■ **Instruction**
Search the material below for the string "matplotlib" and extract each line that has it.

■ **Material**
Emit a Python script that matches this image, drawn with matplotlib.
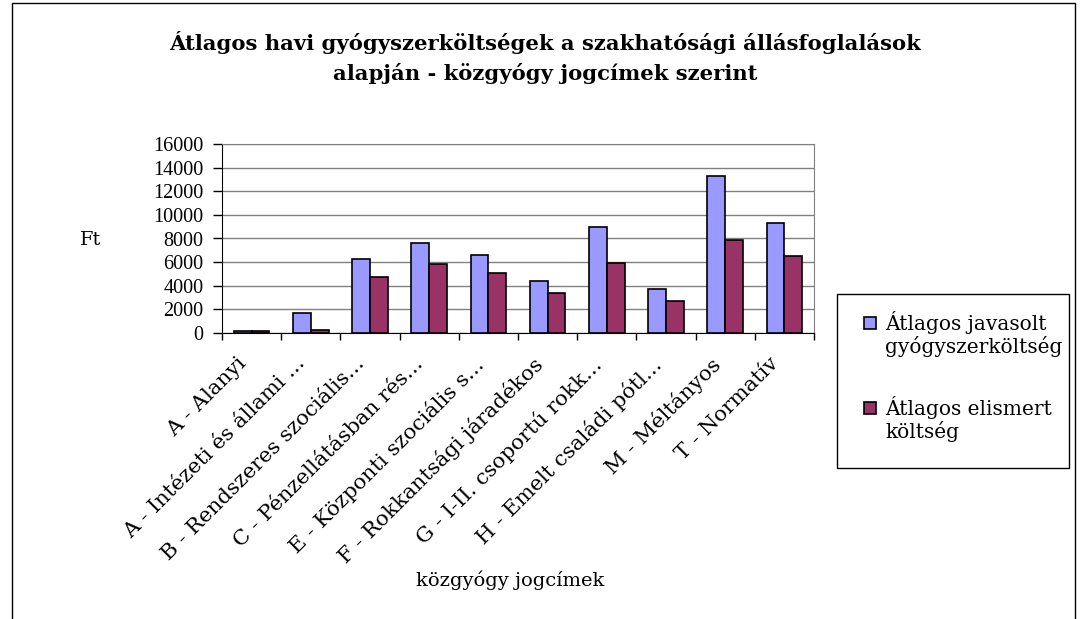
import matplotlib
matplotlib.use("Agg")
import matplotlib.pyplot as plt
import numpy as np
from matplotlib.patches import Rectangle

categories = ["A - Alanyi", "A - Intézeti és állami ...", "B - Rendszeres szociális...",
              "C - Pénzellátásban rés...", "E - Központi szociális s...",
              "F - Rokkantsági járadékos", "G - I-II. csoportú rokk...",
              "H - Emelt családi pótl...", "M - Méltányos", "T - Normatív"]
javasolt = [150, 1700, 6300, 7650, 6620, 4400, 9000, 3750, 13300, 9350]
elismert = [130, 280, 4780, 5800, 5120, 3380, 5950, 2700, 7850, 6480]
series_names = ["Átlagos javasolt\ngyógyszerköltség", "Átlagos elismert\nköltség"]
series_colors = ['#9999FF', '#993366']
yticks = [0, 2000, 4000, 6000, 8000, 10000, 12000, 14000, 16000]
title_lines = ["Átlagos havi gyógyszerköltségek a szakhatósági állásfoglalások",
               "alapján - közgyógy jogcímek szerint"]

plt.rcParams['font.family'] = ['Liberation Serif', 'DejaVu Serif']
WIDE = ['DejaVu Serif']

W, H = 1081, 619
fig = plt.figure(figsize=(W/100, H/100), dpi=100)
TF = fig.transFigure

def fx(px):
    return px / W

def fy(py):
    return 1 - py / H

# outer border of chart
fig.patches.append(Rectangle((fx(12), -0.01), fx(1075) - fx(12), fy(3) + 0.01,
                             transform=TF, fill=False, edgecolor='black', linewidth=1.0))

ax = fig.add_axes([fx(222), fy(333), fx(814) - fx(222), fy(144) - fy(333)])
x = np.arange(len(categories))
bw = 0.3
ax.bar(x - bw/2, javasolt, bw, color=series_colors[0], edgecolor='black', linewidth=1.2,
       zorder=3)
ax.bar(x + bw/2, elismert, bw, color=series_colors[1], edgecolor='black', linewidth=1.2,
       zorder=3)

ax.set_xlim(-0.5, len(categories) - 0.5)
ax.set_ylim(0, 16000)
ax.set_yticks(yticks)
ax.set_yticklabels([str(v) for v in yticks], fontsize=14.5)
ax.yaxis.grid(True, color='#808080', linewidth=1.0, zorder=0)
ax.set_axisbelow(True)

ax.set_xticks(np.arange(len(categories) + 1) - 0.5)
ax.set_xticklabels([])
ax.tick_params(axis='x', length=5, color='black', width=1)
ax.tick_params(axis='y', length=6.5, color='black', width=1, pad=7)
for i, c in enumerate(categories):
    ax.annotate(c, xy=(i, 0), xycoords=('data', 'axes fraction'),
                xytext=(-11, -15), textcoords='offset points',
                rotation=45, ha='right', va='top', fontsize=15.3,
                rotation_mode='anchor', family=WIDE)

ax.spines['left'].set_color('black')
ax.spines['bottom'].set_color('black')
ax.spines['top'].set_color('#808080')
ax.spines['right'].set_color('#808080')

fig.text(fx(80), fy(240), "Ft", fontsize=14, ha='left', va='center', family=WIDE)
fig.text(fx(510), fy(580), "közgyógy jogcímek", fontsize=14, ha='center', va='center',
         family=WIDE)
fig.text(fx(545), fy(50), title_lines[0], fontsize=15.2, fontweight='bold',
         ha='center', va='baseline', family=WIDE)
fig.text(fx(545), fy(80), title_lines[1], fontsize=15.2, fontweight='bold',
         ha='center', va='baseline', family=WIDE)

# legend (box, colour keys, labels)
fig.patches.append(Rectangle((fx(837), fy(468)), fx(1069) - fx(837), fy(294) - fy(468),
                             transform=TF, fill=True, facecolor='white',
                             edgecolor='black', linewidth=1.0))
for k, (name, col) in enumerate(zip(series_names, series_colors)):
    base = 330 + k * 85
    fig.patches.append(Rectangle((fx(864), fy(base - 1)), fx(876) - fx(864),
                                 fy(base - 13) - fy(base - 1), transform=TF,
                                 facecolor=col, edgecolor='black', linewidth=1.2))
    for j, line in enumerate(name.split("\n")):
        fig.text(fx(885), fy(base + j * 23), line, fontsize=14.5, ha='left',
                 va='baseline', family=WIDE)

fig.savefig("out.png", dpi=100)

■ **Answer to the problem**
Emit a Python script that matches this image, drawn with matplotlib.
import matplotlib
matplotlib.use("Agg")
import matplotlib.pyplot as plt
from matplotlib.patches import Rectangle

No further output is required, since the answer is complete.